Nvidia's GB200 NVL72 system is now available via Oracle Cloud Infrastructure (OCI).
Revealed in a Nvidia blog post, Oracle has reportedly deployed thousands of Nvidia Blackwell GPUs in its data centers, and is now offering access to them via its cloud platform offering.
The Nvidia GB200 NVL72 is a system made up of 72 Nvidia Blackwell GPUs and 36 Arm-based Nvidia Grace CPUs, connected via fifth-generation Nvidia NVLink. Each GB200 NVL72 offers more than one exaflops of training performance.
Ultimately, Oracle aims to build a cluster of more than 100,000 Blackwell GPUs which will form one of its "OCI Superclusters."

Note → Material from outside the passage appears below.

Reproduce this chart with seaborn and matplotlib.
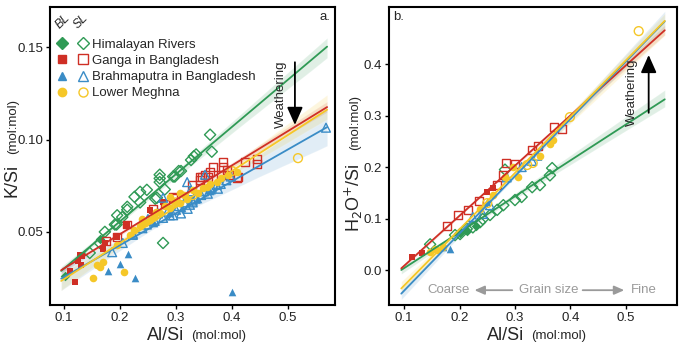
import numpy as np
import pandas as pd
import matplotlib
matplotlib.use("Agg")
import matplotlib.pyplot as plt
from matplotlib.lines import Line2D
from matplotlib.legend_handler import HandlerTuple
import seaborn as sns

# ---- panel a : K/Si vs Al/Si ----
him_bl_a_x = [0.102, 0.165]
him_bl_a_y = [0.026, 0.046]
him_sl_a_x = [0.146, 0.164, 0.173, 0.191, 0.194, 0.195, 0.204, 0.213, 0.213, 0.226, 0.236, 0.236, 0.248,
              0.263, 0.266, 0.271, 0.271, 0.271, 0.280, 0.277, 0.295, 0.298, 0.305, 0.309, 0.327, 0.332,
              0.336, 0.361, 0.364]
him_sl_a_y = [0.0386, 0.044, 0.050, 0.054, 0.054, 0.059, 0.058, 0.062, 0.0636, 0.069, 0.066, 0.0717, 0.0728,
              0.068, 0.0685, 0.077, 0.079, 0.081, 0.073, 0.044, 0.080, 0.080, 0.083, 0.083, 0.089, 0.091,
              0.092, 0.1027, 0.0935]

gan_bl_a_x = [0.111, 0.120, 0.125, 0.129, 0.130, 0.132, 0.170, 0.173, 0.195, 0.213, 0.254, 0.277]
gan_bl_a_y = [0.029, 0.023, 0.034, 0.0375, 0.032, 0.037, 0.041, 0.044, 0.047, 0.054, 0.062, 0.066]
gan_sl_a_x = [0.175, 0.194, 0.213, 0.259, 0.280, 0.295, 0.298, 0.329, 0.343, 0.343, 0.346, 0.352, 0.357,
              0.361, 0.366, 0.380, 0.384, 0.384, 0.391, 0.394, 0.409, 0.411, 0.423, 0.445, 0.445]
gan_sl_a_y = [0.045, 0.047, 0.054, 0.0625, 0.065, 0.069, 0.0685, 0.0755, 0.078, 0.080, 0.080, 0.081, 0.080,
              0.0826, 0.085, 0.081, 0.088, 0.0853, 0.0837, 0.081, 0.079, 0.080, 0.088, 0.0897, 0.087]

bra_bl_a_x = [0.179, 0.200, 0.214, 0.226, 0.400, 0.260, 0.290, 0.310, 0.340, 0.360]
bra_bl_a_y = [0.0288, 0.0325, 0.038, 0.025, 0.0174, 0.055, 0.060, 0.063, 0.068, 0.072]
bra_sl_a_x = [0.186, 0.205, 0.223, 0.223, 0.248, 0.277, 0.277, 0.289, 0.295, 0.309, 0.320, 0.321, 0.325,
              0.325, 0.330, 0.330, 0.352, 0.357, 0.364, 0.373, 0.375, 0.568, 0.240, 0.250, 0.262,
              0.268, 0.285, 0.300, 0.305, 0.315, 0.335, 0.345, 0.350, 0.362, 0.380, 0.390, 0.398]
bra_sl_a_y = [0.039, 0.044, 0.0484, 0.049, 0.054, 0.0576, 0.0685, 0.059, 0.059, 0.060, 0.077, 0.0625, 0.0647,
              0.072, 0.066, 0.067, 0.081, 0.0707, 0.074, 0.0755, 0.0734, 0.1065, 0.052, 0.057, 0.056,
              0.060, 0.061, 0.062, 0.064, 0.066, 0.068, 0.070, 0.072, 0.073, 0.076, 0.078, 0.080]

meg_bl_a_x = [0.152, 0.159, 0.164, 0.170, 0.207, 0.195, 0.218, 0.236, 0.254, 0.271, 0.289, 0.289, 0.307,
              0.307, 0.330, 0.355, 0.373, 0.393, 0.409, 0.240, 0.260, 0.280, 0.320, 0.340, 0.360, 0.380,
              0.225, 0.245, 0.265, 0.298, 0.315, 0.348]
meg_bl_a_y = [0.025, 0.032, 0.031, 0.0337, 0.028, 0.043, 0.0484, 0.053, 0.0565, 0.0603, 0.063, 0.069, 0.0658,
              0.071, 0.0728, 0.0745, 0.077, 0.081, 0.0826, 0.057, 0.058, 0.064, 0.068, 0.071, 0.076, 0.079,
              0.051, 0.055, 0.061, 0.066, 0.070, 0.074]
meg_sl_a_x = [0.518, 0.300, 0.330, 0.400]
meg_sl_a_y = [0.090, 0.066, 0.070, 0.083]

# ---- panel b : H2O+/Si vs Al/Si ----
him_bl_b_x = [0.200, 0.213, 0.230]
him_bl_b_y = [0.072, 0.076, 0.085]
him_sl_b_x = [0.147, 0.192, 0.201, 0.213, 0.224, 0.237, 0.242, 0.255, 0.268, 0.279, 0.300, 0.312, 0.331,
              0.345, 0.363, 0.367, 0.282]
him_sl_b_y = [0.050, 0.068, 0.070, 0.080, 0.083, 0.093, 0.099, 0.107, 0.117, 0.126, 0.136, 0.142, 0.161,
              0.165, 0.184, 0.198, 0.195]

gan_bl_b_x = [0.114, 0.132, 0.250, 0.260]
gan_bl_b_y = [0.025, 0.033, 0.151, 0.159]
gan_sl_b_x = [0.177, 0.197, 0.215, 0.235, 0.268, 0.278, 0.284, 0.300, 0.331, 0.341, 0.370, 0.385]
gan_sl_b_y = [0.0854, 0.107, 0.1165, 0.135, 0.165, 0.184, 0.208, 0.206, 0.233, 0.241, 0.278, 0.274]

bra_bl_b_x = [0.183, 0.250, 0.170]
bra_bl_b_y = [0.041, 0.132, 0.045]
bra_sl_b_x = [0.224, 0.242, 0.255, 0.285, 0.312, 0.331, 0.340]
bra_sl_b_y = [0.103, 0.109, 0.126, 0.180, 0.200, 0.212, 0.222]

meg_bl_b_x = [0.147, 0.155, 0.159, 0.170, 0.237, 0.261, 0.282, 0.297, 0.363, 0.369, 0.305, 0.345]
meg_bl_b_y = [0.035, 0.040, 0.039, 0.045, 0.118, 0.145, 0.180, 0.200, 0.245, 0.252, 0.180, 0.222]
meg_sl_b_x = [0.322, 0.332, 0.399, 0.523, 0.250]
meg_sl_b_y = [0.204, 0.208, 0.297, 0.464, 0.130]

labels = ["Himalayan Rivers", "Ganga in Bangladesh", "Brahmaputra in Bangladesh", "Lower Meghna"]
colors = ["#2f9a55", "#cf2f25", "#3a8cc6", "#f5c728"]
markers = ["D", "s", "^", "o"]
fit_range = (0.095, 0.57)

sns.set_theme(style="ticks")
plt.rcParams['font.family'] = ['Liberation Sans', 'DejaVu Sans']

fig = plt.figure(figsize=(6.79, 3.44), dpi=100)
ax1 = fig.add_axes([0.0736, 0.113, 0.4197, 0.867])
ax2 = fig.add_axes([0.573, 0.113, 0.424, 0.867])

panel_a = [(him_bl_a_x, him_bl_a_y, him_sl_a_x, him_sl_a_y),
           (gan_bl_a_x, gan_bl_a_y, gan_sl_a_x, gan_sl_a_y),
           (bra_bl_a_x, bra_bl_a_y, bra_sl_a_x, bra_sl_a_y),
           (meg_bl_a_x, meg_bl_a_y, meg_sl_a_x, meg_sl_a_y)]
panel_b = [(him_bl_b_x, him_bl_b_y, him_sl_b_x, him_sl_b_y),
           (gan_bl_b_x, gan_bl_b_y, gan_sl_b_x, gan_sl_b_y),
           (bra_bl_b_x, bra_bl_b_y, bra_sl_b_x, bra_sl_b_y),
           (meg_bl_b_x, meg_bl_b_y, meg_sl_b_x, meg_sl_b_y)]

sizes = {"D": 24, "s": 24, "^": 30, "o": 30}


def draw_panel(ax, groups, xlim, ylim):
    # regression lines span the same Al/Si range in both panels
    ax.set_xlim(fit_range)
    for (bx, by, sx, sy), c, m in zip(groups, colors, markers):
        ax.scatter(bx, by, marker=m, s=sizes[m], color=c, linewidths=0, zorder=2)
        ax.scatter(sx, sy, marker=m, s=sizes[m] * 1.35, facecolors="none", edgecolors=c,
                   linewidths=1.0, zorder=2)
    for (bx, by, sx, sy), c in zip(groups, colors):
        df = pd.DataFrame({"x": bx + sx, "y": by + sy})
        sns.regplot(data=df, x="x", y="y", scatter=False, ci=75, seed=3, truncate=False,
                    color=c, line_kws={"lw": 1.3, "zorder": 3}, ax=ax)
    ax.set_xlim(xlim)
    ax.set_ylim(ylim)
    ax.set_xlabel("")
    ax.set_ylabel("")
    ax.set_xticks([0.1, 0.2, 0.3, 0.4, 0.5])
    ax.tick_params(labelsize=9.5, length=3, width=1, pad=2, color="black", labelcolor="#222222")
    for sp in ax.spines.values():
        sp.set_linewidth(1.5)
        sp.set_color("black")
        sp.set_visible(True)


draw_panel(ax1, panel_a, (0.075, 0.584), (0.0103, 0.172))
ax1.set_yticks([0.05, 0.10, 0.15])
ax1.set_yticklabels(["0.05", "0.10", "0.15"])
draw_panel(ax2, panel_b, (0.073, 0.592), (-0.068, 0.511))
ax2.set_yticks([0.0, 0.1, 0.2, 0.3, 0.4])

# legend with filled (BL) and open (SL) markers
handles = []
for c, m in zip(colors, markers):
    filled = Line2D([], [], marker=m, color=c, ls="none", markersize=6)
    hollow = Line2D([], [], marker=m, markerfacecolor="none", markeredgecolor=c, ls="none",
                    markersize=6.5, markeredgewidth=1)
    handles.append((filled, hollow))
ax1.legend(handles, labels, handler_map={tuple: HandlerTuple(ndivide=None, pad=0.9)},
           loc="upper left", bbox_to_anchor=(0.0, 0.92), frameon=False, fontsize=9.5,
           handlelength=2.2, handletextpad=0.35, labelspacing=0.3, borderaxespad=0.2)
ax1.text(0.045, 0.95, "BL", transform=ax1.transAxes, rotation=45, fontsize=9, style="italic",
         ha="center", va="center")
ax1.text(0.11, 0.95, "SL", transform=ax1.transAxes, rotation=45, fontsize=9, style="italic",
         ha="center", va="center")
ax1.text(0.985, 0.985, "a.", transform=ax1.transAxes, ha="right", va="top", fontsize=9.5)
ax2.text(0.015, 0.985, "b.", transform=ax2.transAxes, ha="left", va="top", fontsize=9.5)

# weathering arrows
ax1.annotate("", xy=(0.5125, 0.1065), xytext=(0.5125, 0.1435),
             arrowprops=dict(arrowstyle="-|>,head_length=0.9,head_width=0.4", color="black", lw=1.3))
ax1.text(0.4875, 0.1245, "Weathering", rotation=90, ha="center", va="center", fontsize=9.5)
ax2.annotate("", xy=(0.541, 0.423), xytext=(0.541, 0.30),
             arrowprops=dict(arrowstyle="-|>,head_length=0.9,head_width=0.4", color="black", lw=1.3))
ax2.text(0.511, 0.346, "Weathering", rotation=90, ha="center", va="center", fontsize=9.5)

# grain size annotation
gray = "#9a9a9a"
ax2.text(0.181, -0.039, "Coarse", color=gray, fontsize=9.5, ha="center", va="center")
ax2.text(0.36, -0.039, "Grain size", color=gray, fontsize=9.5, ha="center", va="center")
ax2.text(0.532, -0.039, "Fine", color=gray, fontsize=9.5, ha="center", va="center")
ax2.annotate("", xy=(0.222, -0.039), xytext=(0.30, -0.039),
             arrowprops=dict(arrowstyle="-|>,head_length=0.5,head_width=0.22", color=gray, lw=1.3))
ax2.annotate("", xy=(0.502, -0.039), xytext=(0.417, -0.039),
             arrowprops=dict(arrowstyle="-|>,head_length=0.5,head_width=0.22", color=gray, lw=1.3))

# axis labels (large name + small units)
fig.text(12 / 679, 1 - 180 / 344, "K/Si", rotation=90, fontsize=13, ha="center", va="center")
fig.text(13 / 679, 1 - 126 / 344, "(mol:mol)", rotation=90, fontsize=9.5, ha="center", va="center")
fig.text(354 / 679, 1 - 198 / 344, "H$_2$O$^{+}$/Si", rotation=90, fontsize=13, ha="center", va="center")
fig.text(355 / 679, 1 - 122 / 344, "(mol:mol)", rotation=90, fontsize=9.5, ha="center", va="center")
fig.text(166 / 679, 1 - 335 / 344, "Al/Si", fontsize=13, ha="center", va="center")
fig.text(219 / 679, 1 - 336 / 344, "(mol:mol)", fontsize=9.5, ha="center", va="center")
fig.text(506 / 679, 1 - 335 / 344, "Al/Si", fontsize=13, ha="center", va="center")
fig.text(559 / 679, 1 - 336 / 344, "(mol:mol)", fontsize=9.5, ha="center", va="center")

fig.savefig("out.png", dpi=100)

Previous reports suggest this could be as many as 131,072 Nvidia Blackwell GPUs, and it was planned to launch in the first half of 2025. That would give the system 2.4 zettaflops of peak performance, Oracle said, although it was referring to FP4 format, rather than FP64 or even FP8.
The company also has an OCI Supercluster with 65,536 Nvidia H200 GPUs that offers up to 260 exaflops of peak FP8 performance, which went live in November 2024. The OCI H100 Supercluster can scale to 16,384 GPUs.
According to the blog post, the Blackwell GPUs are available via Oracle's public, government, and sovereign clouds, as well as in customer-owned data centers through its OCI Dedicated Region and Alloy offerings.
Other cloud providers to have made the GB200 NVL72 system available include Google and CoreWeave. Lambda has also deployed at least two NVL72 racks. Microsoft offers the GB200 GPUs, though they are not deployed as an NVL72 machine.
Amazon Web Services is working on "Project Ceiba," an AI cluster that will offer 20,736 B200 GPUs and 10,368 Grace CPUs. Ceiba will be built using the new liquid-cooled GB200 NVL72 platform with fifth-generation NVLink.